NH: R2-D2 is one of my favorite designs in the Star Wars universe so I wanted to play with it some more. That’s what I love about working with such iconic characters. They’re so ingrained in our consciousness that you can really exaggerate them without losing their essence. In my opinion, the more abstract…the better. My goal is to eventually depict R2 in the shape of a breast implant.
UVD: What are some things that influence you and your work? Is there any artist’s work that inspired you and your style early on in your career?
NH: Eyes, women, cats, cartoons. Some things are more personal, some things I’ve yet to become aware of.

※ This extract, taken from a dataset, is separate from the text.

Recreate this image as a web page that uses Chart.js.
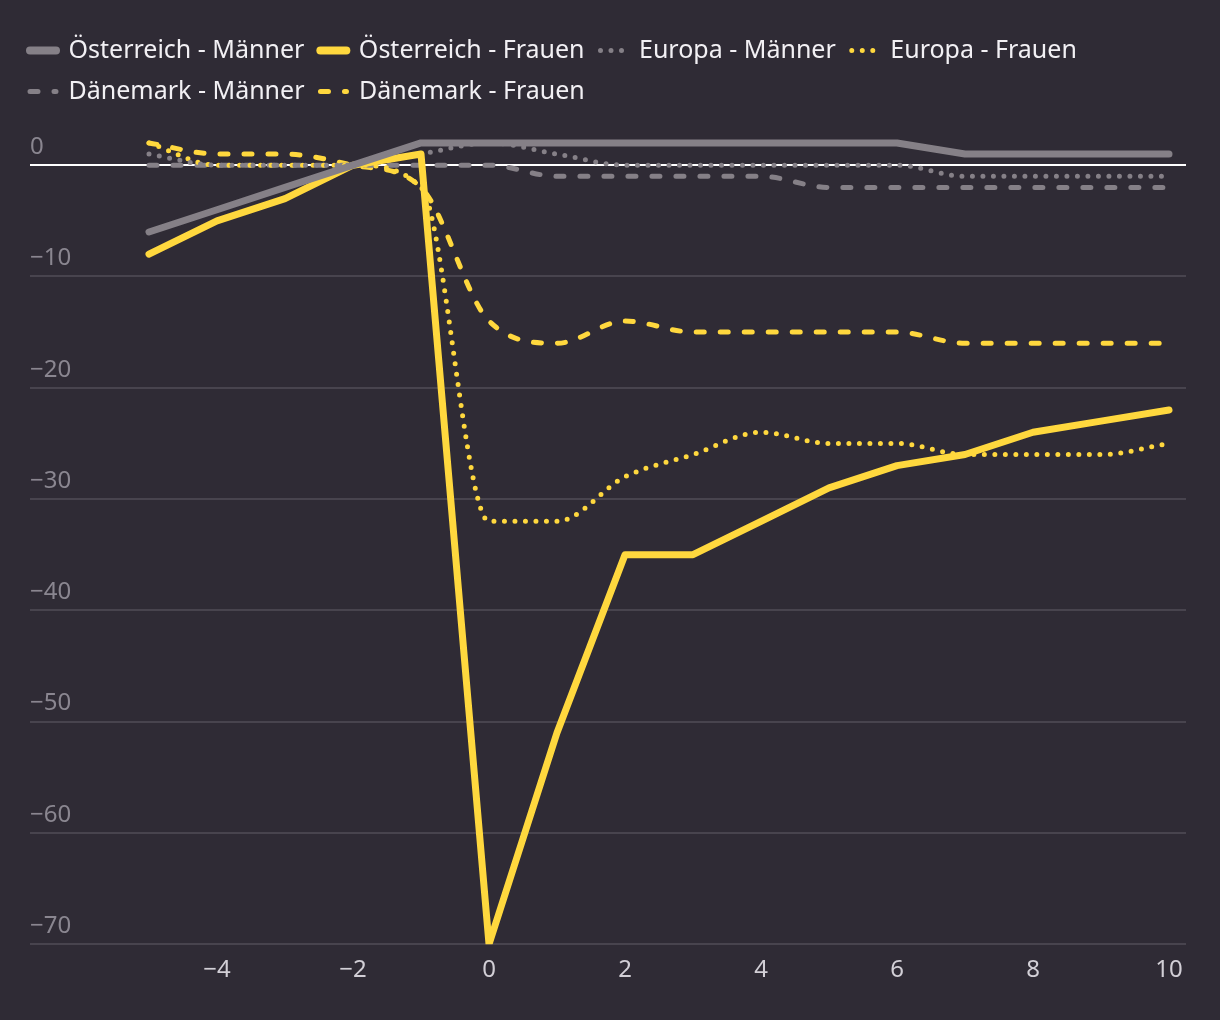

As far as artists that’ve inspired me, Kozik was a huge influence in my younger years. Especially the Preston Blair and other cartoon imagery he fucked around with. One of my prized possessions is his S&M Flintstones Butthole Surfers silkscreen. I still have a thing for Betty.
UVD: How did the Boris vinyl come about?
NH:I had worked with someone at a store named Toy Planet many years ago, who went on to help start U1 Toy Arts. They came to me in 2008 with an interest in producing a vinyl figure as one of their first projects.
Boris was a character I’d been sketching for a few years at that point and was the first thing that came to mind when they contacted me. I revised him slightly (added a mouth) and we went from there.
UVD: Recently you did a piece for “Gag Me With a Toon III” where did you get your inspiration? And what was it like working on this piece?
NH: Carl Barks‘ work and then eventually the show, Ducktales was the inspiration. I loved that Barks was able to create his own world within Walt Disney’s. His ducks were the best.I enjoyed working on that piece a lot. It was right up my alley and turned out to be a fantastic show.